Location: N59° 27` 1.88", E24° 44` 33.2" | Website: patarei.org/en/
Patarei, officially named as Defence Barracks, was built by the order of Russian Emperor Nicholas I as a fortress on the northern coast near Tallinn. The fortification complex was completed in 1840, but due to the changed warfare strategy it was never used in the wars. Until the collapse of the Tsarist Empire, Patarei was used as barracks. From 1920 to 2002 there was a prison in Patarei during various regimes. Since 13th May, 1997, the main part of the complex has been a cultural monument of the Republic of Estonia. Today Patarei is managed by the state and the complex is now a Prison Museum. Regrettably, it is not possible to visit Patarei since autumn, 2016.
In 1920 the Central prison was opened, where the hardened criminals and political dissenters were housed.
In 1932, the 2nd part of the prison was established with 48 single cells.

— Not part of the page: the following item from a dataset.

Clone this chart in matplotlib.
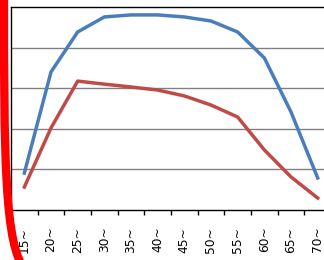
import matplotlib
matplotlib.use('Agg')
import numpy as np
import matplotlib.pyplot as plt
from matplotlib.path import Path
from matplotlib.patches import PathPatch
from matplotlib.transforms import Affine2D

# age groups and the two series (0-100 scale, gridline every 20)
ages = ['15~', '20~', '25~', '30~', '35~', '40~', '45~', '50~', '55~', '60~', '65~', '70~']
blue_vals = [18.2, 68.0, 87.7, 95.1, 96.1, 96.1, 95.1, 93.1, 87.7, 74.9, 48.3, 15.8]
red_vals = [11.3, 40.4, 63.5, 62.0, 60.6, 59.1, 56.2, 51.7, 45.8, 29.6, 16.3, 5.9]

W, H = 324, 260
fig = plt.figure(figsize=(W / 100, H / 100), dpi=100)
fig.patch.set_facecolor('white')

# plot area runs past the right edge (cropped screenshot)
ax = fig.add_axes([11 / W, 50 / H, 320 / W, 203 / H])
x = np.arange(len(ages))

ax.set_xlim(-0.5, len(ages) - 0.5)
ax.set_ylim(0, 100)
ax.set_yticks([20, 40, 60, 80])
ax.yaxis.grid(True, color='#808080', lw=1.0)
ax.set_axisbelow(True)
ax.tick_params(axis='y', length=0, labelleft=False)

ax.plot(x, blue_vals, color='#4A7EBB', lw=2.5, solid_joinstyle='round')
ax.plot(x, red_vals, color='#BE4B48', lw=2.5, solid_joinstyle='round')

# tick marks between categories, labels on categories
ax.set_xticks(x)
ax.set_xticklabels(ages, rotation=90, fontsize=8.8, va='top')
ax.set_xticks(np.arange(len(ages) + 1) - 0.5, minor=True)
ax.tick_params(axis='x', which='major', length=0, pad=12)
ax.tick_params(axis='x', which='minor', length=3.6, width=1.0, color='black', direction='out')

for s in ['left', 'bottom', 'top']:
  ax.spines[s].set_color('black')
  ax.spines[s].set_linewidth(1.0)
ax.spines['right'].set_visible(False)

# red hand-drawn style annotation stroke on the left
flip = Affine2D().scale(1, -1).translate(0, H)
verts = [(4, -5), (4, 150), (4, 250), (26, 270)]
codes = [Path.MOVETO, Path.CURVE4, Path.CURVE4, Path.CURVE4]
stroke = PathPatch(Path(verts, codes), facecolor='none', edgecolor='#FF0000',
                   lw=6.0, transform=flip, clip_on=False)
fig.add_artist(stroke)

fig.savefig('out.png', dpi=100, facecolor='white')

There were kept life-sentenced prisoners. In 1944, the Jewish people, deported from France to East Europe, were imprisoned there. Some of them were executed near Tallinn.
In Estonia, the last execution took place on 21st September 1991. Although people were sentenced to death after 1991, the verdict was not carried out. The death penalty was completely abolished in Estonia in 1998 and replaced with life imprisonment.
At the end of 2002, the prison was officially closed after 82 years of activity. In the same year, new prison was opened in Tartu and the prisoners were moved into better and modern conditions. The hospital and some more departments worked in Patarei until 2005.